Shaher Hussein El-Mashni (Abu Nasser)

March 22, 2007
Issue 

Palestinian community leader and activist Shaher Hussein El-Mashni (Abu Nasser) died on March 1 in Melbourne. His memorial service, on March 18, was attended by more than 200 people, including representatives of Australian Palestinian groups and the Palestinian head of delegation to Australia, Izzat Abdul Hadi, who gave condolences on behalf of Palestinian President Mahmoud Abbas and Palestinian Prime Minister Ismail Haniyeh.

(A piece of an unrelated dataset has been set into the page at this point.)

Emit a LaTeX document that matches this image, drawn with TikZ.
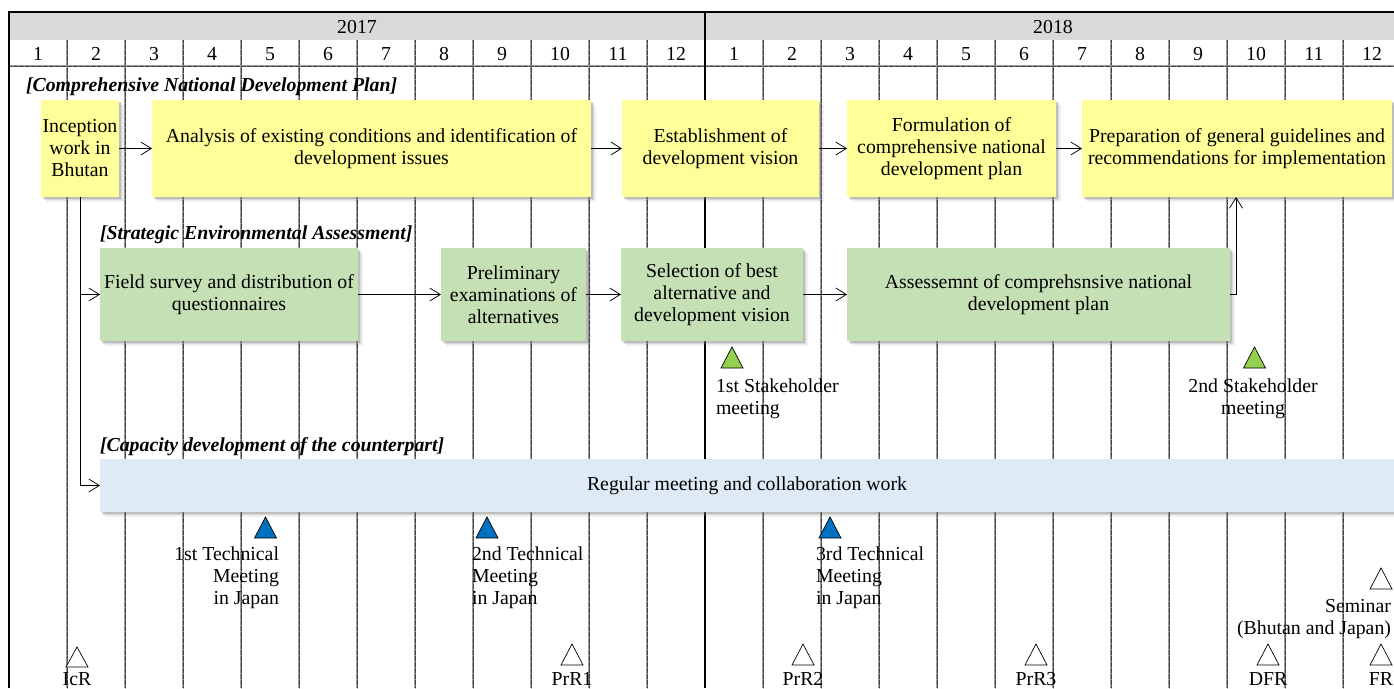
\documentclass[tikz,border=0pt]{standalone}
\usepackage{fontspec}
\setmainfont{Liberation Serif}
\usetikzlibrary{arrows.meta,shadows}
\definecolor{yfill}{HTML}{FFFF99}
\definecolor{gfill}{HTML}{C5E0B4}
\definecolor{bfill}{HTML}{DEEAF6}
\definecolor{hgray}{HTML}{D9D9D9}
\definecolor{gtri}{HTML}{92D050}
\definecolor{btri}{HTML}{0070C0}
\newcommand\mtri[4]{\draw[fill=#4, line width=0.7pt] (#1-11,#3) -- (#1,#2) -- (#1+11,#3) -- cycle;}
\begin{document}
\begin{tikzpicture}[x=1pt,y=-1pt,
  every node/.style={font=\fontsize{19.8}{22}\selectfont, inner sep=0pt, outer sep=0pt},
  shd/.style={drop shadow={shadow xshift=1.5pt,shadow yshift=-1.5pt,opacity=0.3},
              drop shadow={shadow xshift=3pt,shadow yshift=-3pt,opacity=0.2},
              drop shadow={shadow xshift=4.5pt,shadow yshift=-4.5pt,opacity=0.12}},
  ytask/.style={shd, fill=yfill, align=center, minimum height=97pt},
  gtask/.style={shd, fill=gfill, align=center, minimum height=93pt},
  btask/.style={shd, fill=bfill, align=center, minimum height=53pt},
  hd/.style={font=\fontsize{19.8}{22}\selectfont\bfseries\itshape, anchor=base west},
  gridbase/.style={draw=black!40, line width=1.2pt},
  griddots/.style={draw=black!75, line width=0.9pt, dash pattern=on 0.4pt off 0.8pt},
  arr/.style={-{Straight Barb[length=10.5pt,width=13pt]}, line width=0.75pt},
  lbl/.style={align=left, anchor=base west},
]
\useasboundingbox (0,0) rectangle (1394,688);
\clip (0,0) rectangle (1394,688);
\fill[white] (0,0) rectangle (1394,688);
% header
\fill[hgray] (9,12) rectangle (1394,40);
\node[anchor=base] (y17) at (357,33) {2017};
\node[anchor=base] (y18) at (1053,33) {2018};
\foreach \m in {1,...,12} {
  \node[anchor=base] at (9+58*\m-29,60) {\m};
  \node[anchor=base] at (705+58*\m-29,60) {\m};
}
% grid
\foreach \k in {1,...,11,13,14,...,23} {
  \draw[gridbase] (9+58*\k,40) -- (9+58*\k,688);
  \draw[griddots] (9+58*\k,40) -- (9+58*\k,688);
}
\draw[gridbase] (9,66) -- (1394,66);
\draw[griddots] (9,66) -- (1394,66);
\draw[line width=1.8pt] (9,688) -- (9,12) -- (1394,12);
\draw[line width=1.8pt] (705,12) -- (705,688);
% section headings
\node[hd] (h1) at (26,91) {[Comprehensive National Development Plan]};
\node[hd] (h2) at (100,239) {[Strategic Environmental Assessment]};
\node[hd] (h3) at (100,451) {[Capacity development of the counterpart]};
% yellow tasks
\node[ytask, minimum width=78pt] (inc) at (80,148.5) {Inception\\work in\\Bhutan};
\node[ytask, minimum width=439pt] (ana) at (371.5,148.5) {Analysis of existing conditions and identification of\\development issues};
\node[ytask, minimum width=197pt] (est) at (720.5,148.5) {Establishment of\\development vision};
\node[ytask, minimum width=209pt] (frm) at (951.5,148.5) {Formulation of\\comprehensive national\\development plan};
\node[ytask, minimum width=310pt] (prep) at (1237,148.5) {Preparation of general guidelines and\\recommendations for implementation};
% green tasks
\node[gtask, minimum width=258pt] (fld) at (229,294.5) {Field survey and distribution of\\questionnaires};
\node[gtask, minimum width=145pt] (pre) at (513.5,294.5) {Preliminary\\examinations of\\alternatives};
\node[gtask, minimum width=182pt] (sel) at (712,294.5) {Selection of best\\alternative and\\development vision};
\node[gtask, minimum width=383pt] (asm) at (1038.5,294.5) {Assessemnt of comprehsnsive national\\development plan};
% blue task
\node[btask, minimum width=1294pt] (reg) at (747,485.5) {Regular meeting and collaboration work};
% connectors
\draw[arr] (inc) -- (ana);
\draw[arr] (ana) -- (est);
\draw[arr] (est) -- (frm);
\draw[arr] (frm) -- (prep);
\draw[arr] (fld) -- (pre);
\draw[arr] (pre) -- (sel);
\draw[arr] (sel) -- (asm);
\coordinate (t1) at (1236,294.5);
\draw[arr] (asm.east) -- (t1) -- (t1 |- prep.south);
\draw[arr] (inc.south) |- (fld.west);
\draw[arr] (inc.south) |- (reg.west);
% stakeholder meetings
\mtri{732}{347}{368}{gtri}
\mtri{1254.5}{347}{368}{gtri}
\node[lbl] (s1) at (716,414) {1st Stakeholder\\meeting};
\node[align=center, anchor=base] (s2) at (1253,414) {2nd Stakeholder\\meeting};
% technical meetings
\mtri{265.5}{517}{538}{btri}
\mtri{487}{517}{538}{btri}
\mtri{830}{517}{538}{btri}
\node[align=right, anchor=base east] (tm1) at (279,604) {1st Technical\\Meeting\\in Japan};
\node[lbl] (tm2) at (472,604) {2nd Technical\\Meeting\\in Japan};
\node[lbl] (tm3) at (816,604) {3rd Technical\\Meeting\\in Japan};
% seminar
\mtri{1381}{568}{589}{white}
\node[align=right, anchor=base east] (sem) at (1391,634) {Seminar\\(Bhutan and Japan)};
% reports
\mtri{77}{647}{667}{white}
\mtri{572}{644}{665}{white}
\mtri{803}{644}{665}{white}
\mtri{1036}{644}{665}{white}
\mtri{1268}{644}{665}{white}
\mtri{1381}{644}{665}{white}
\node[anchor=base] (r0) at (77,685) {IcR};
\node[anchor=base] (r1) at (572,685) {PrR1};
\node[anchor=base] (r2) at (803,685) {PrR2};
\node[anchor=base] (r3) at (1036,685) {PrR3};
\node[anchor=base] (r4) at (1268,685) {DFR};
\node[anchor=base] (r5) at (1381,685) {FR};
\end{tikzpicture}
\end{document}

Born on May 10, 1926, in the Palestinian town of Deir Dibwan, near Ramallah, Abu Nasser witnessed some turbulent times: at 10, he witnessed the Great Palestinian Revolt against British colonialism and Zionist colonisation; and in 1948, in response to impending partition and the setting up of the Zionist state, Abu Nasser joined the Palestinian Resistance led by Palestinian leader Abdel-Kader al-Husseini, who had secretly returned to Palestine in January 1948, after being exiled in 1938 as one of the leaders of the 1936 revolt.

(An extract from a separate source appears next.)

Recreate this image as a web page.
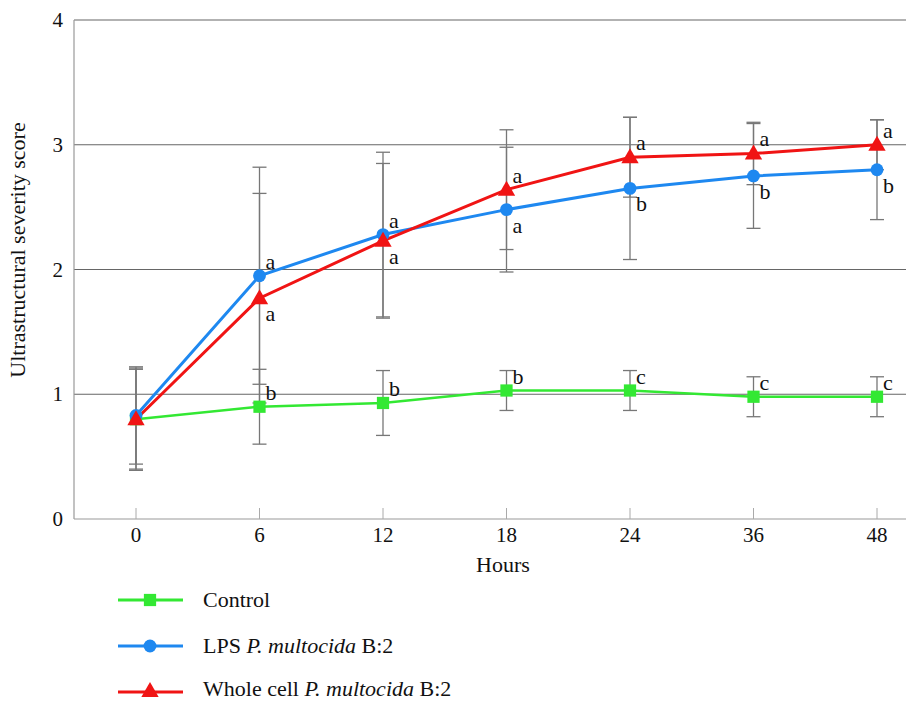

Al-Husseini died in April 1948, but Abu Nasser survived the Zionist onslaught, spending the next 11 years in exile in Jordan, Syria and Lebanon. He knew if he was captured he would spend the rest of his life in an Israeli prison. During this time he continued his political activity, only to be jailed in Al Jafr prison by the Jordanian regime. Al Jafr, in the southern Jordanian desert, opened in 1953 to house political dissidents and soon became a symbol of political oppression. Closed in the 1970s, it was reopened in the 1990s with the CIA carrying out its secret "renditions" there.

Abu Nasser, with the help of friends, migrated to Australia in 1959. He immediately began his political agitation in Melbourne, seeking out Arabs and Palestinians to organise to support Palestinian and Arab nationalism.

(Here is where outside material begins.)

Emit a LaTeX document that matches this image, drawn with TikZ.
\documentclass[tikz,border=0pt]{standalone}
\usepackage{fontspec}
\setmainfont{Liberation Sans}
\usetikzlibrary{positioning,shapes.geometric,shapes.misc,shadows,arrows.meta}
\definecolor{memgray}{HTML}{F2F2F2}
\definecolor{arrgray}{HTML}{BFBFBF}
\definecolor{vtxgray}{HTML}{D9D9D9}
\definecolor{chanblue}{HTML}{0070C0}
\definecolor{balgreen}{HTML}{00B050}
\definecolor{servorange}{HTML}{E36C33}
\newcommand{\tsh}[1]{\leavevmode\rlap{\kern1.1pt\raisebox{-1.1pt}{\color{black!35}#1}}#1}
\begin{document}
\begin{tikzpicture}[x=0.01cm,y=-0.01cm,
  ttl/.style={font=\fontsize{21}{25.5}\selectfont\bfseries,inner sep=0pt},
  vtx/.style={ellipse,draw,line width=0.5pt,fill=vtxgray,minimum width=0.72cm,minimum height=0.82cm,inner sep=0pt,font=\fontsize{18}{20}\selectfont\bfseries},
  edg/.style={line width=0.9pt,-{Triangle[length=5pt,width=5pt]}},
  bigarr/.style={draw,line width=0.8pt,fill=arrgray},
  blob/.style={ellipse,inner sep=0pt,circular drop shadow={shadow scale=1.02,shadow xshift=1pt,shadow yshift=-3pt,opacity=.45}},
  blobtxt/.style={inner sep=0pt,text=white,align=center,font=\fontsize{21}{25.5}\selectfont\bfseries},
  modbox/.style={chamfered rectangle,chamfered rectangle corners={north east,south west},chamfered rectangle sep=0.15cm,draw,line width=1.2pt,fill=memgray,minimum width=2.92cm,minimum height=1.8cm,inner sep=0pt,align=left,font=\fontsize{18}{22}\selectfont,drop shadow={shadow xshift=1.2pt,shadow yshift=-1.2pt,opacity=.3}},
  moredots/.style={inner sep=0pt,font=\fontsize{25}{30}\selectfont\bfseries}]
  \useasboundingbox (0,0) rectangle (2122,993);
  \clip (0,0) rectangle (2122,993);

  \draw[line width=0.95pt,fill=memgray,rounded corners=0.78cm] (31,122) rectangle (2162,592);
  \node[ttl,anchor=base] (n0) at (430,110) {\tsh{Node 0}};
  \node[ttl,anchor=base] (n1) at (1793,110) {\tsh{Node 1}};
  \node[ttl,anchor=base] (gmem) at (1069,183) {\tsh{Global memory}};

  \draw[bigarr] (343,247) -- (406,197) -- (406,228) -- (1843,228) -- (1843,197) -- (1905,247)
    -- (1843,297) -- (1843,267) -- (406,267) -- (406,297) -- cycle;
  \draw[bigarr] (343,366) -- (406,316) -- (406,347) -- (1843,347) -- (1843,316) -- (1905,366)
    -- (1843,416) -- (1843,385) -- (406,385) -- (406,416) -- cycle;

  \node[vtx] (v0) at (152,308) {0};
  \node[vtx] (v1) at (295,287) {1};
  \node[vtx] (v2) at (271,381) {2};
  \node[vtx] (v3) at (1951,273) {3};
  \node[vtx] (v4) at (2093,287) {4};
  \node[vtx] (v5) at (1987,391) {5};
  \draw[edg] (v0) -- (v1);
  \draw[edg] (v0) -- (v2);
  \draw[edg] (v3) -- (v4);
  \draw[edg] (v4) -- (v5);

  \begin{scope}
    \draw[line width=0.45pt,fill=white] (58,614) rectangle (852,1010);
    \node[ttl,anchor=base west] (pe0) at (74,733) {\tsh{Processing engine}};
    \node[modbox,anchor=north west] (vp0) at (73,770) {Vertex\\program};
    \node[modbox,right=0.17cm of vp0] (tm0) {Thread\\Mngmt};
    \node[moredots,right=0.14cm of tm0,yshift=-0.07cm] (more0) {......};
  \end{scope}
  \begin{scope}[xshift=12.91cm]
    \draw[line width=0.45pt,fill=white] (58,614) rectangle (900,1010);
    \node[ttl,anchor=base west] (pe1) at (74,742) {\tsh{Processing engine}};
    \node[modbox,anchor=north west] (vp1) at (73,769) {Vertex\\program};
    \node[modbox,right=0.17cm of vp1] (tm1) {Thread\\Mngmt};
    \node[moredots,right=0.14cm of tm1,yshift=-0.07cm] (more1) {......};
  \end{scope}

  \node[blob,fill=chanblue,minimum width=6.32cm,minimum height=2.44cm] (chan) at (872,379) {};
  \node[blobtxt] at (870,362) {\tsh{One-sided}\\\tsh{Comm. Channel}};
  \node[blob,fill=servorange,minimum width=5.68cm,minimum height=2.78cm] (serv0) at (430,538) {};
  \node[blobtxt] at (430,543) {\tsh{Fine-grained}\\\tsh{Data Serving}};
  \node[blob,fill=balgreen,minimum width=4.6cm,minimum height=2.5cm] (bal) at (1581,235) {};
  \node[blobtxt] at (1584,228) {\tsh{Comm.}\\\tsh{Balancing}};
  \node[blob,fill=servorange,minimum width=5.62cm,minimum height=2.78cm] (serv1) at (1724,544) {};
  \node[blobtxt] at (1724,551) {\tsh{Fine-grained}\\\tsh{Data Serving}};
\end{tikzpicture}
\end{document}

Life-long friend Mohammed Saraya said Abu Nasser was a keen supporter of pan-Arab nationalism, believing it was the only way to build a politically, economically and culturally strong Arab world. Abu Nasser married Victoria in 1967 and they named their first son after Gamal Abdel Nasser, an advocate of this cause.

In the 1960s, Abu Nasser, along with others inspired by Yasser Arafat, formed the Australian wing of the Fatah movement, and became an active participant in the Palestinian National Council (Arafat's Palestinian parliament-in-exile). According to Saraya, Abu Nasser attended many of the PNC conferences, keen to help build a future Palestinian state.

Throughout the 1960s and 1970s, Abu Nasser worked tirelessly with other Palestinians and Arabs to establish a range of organisations such as the Arab Association, the Palestinian Association of Sydney and Victoria, the Arab Australian Friendship Association and the Australian Middle East Study Association. He was also instrumental in helping to establish the first Palestinian embassy in Australia.

Abu Nasser imparted his love of Palestine and his belief in freedom, justice and struggle to his three sons and grandchildren. According to his son Moammar, "Dad always said he had two wives. My most beautiful and precious mother, and Palestine."

In a moving speech, Nasser, his eldest son, told the memorial that his father didn't want, nor ask for, recognition. All he wanted was that "our just struggle not stagger, nor whimper or ever be forgotten. He demanded it grow and grow until victory!"

Dr Bassam Dally of the South Australian Friends of Palestine announced at the memorial the creation of the Shaher Hussein El-Mashni Al Awda Memorial Fund to continue Abu Nasser's work.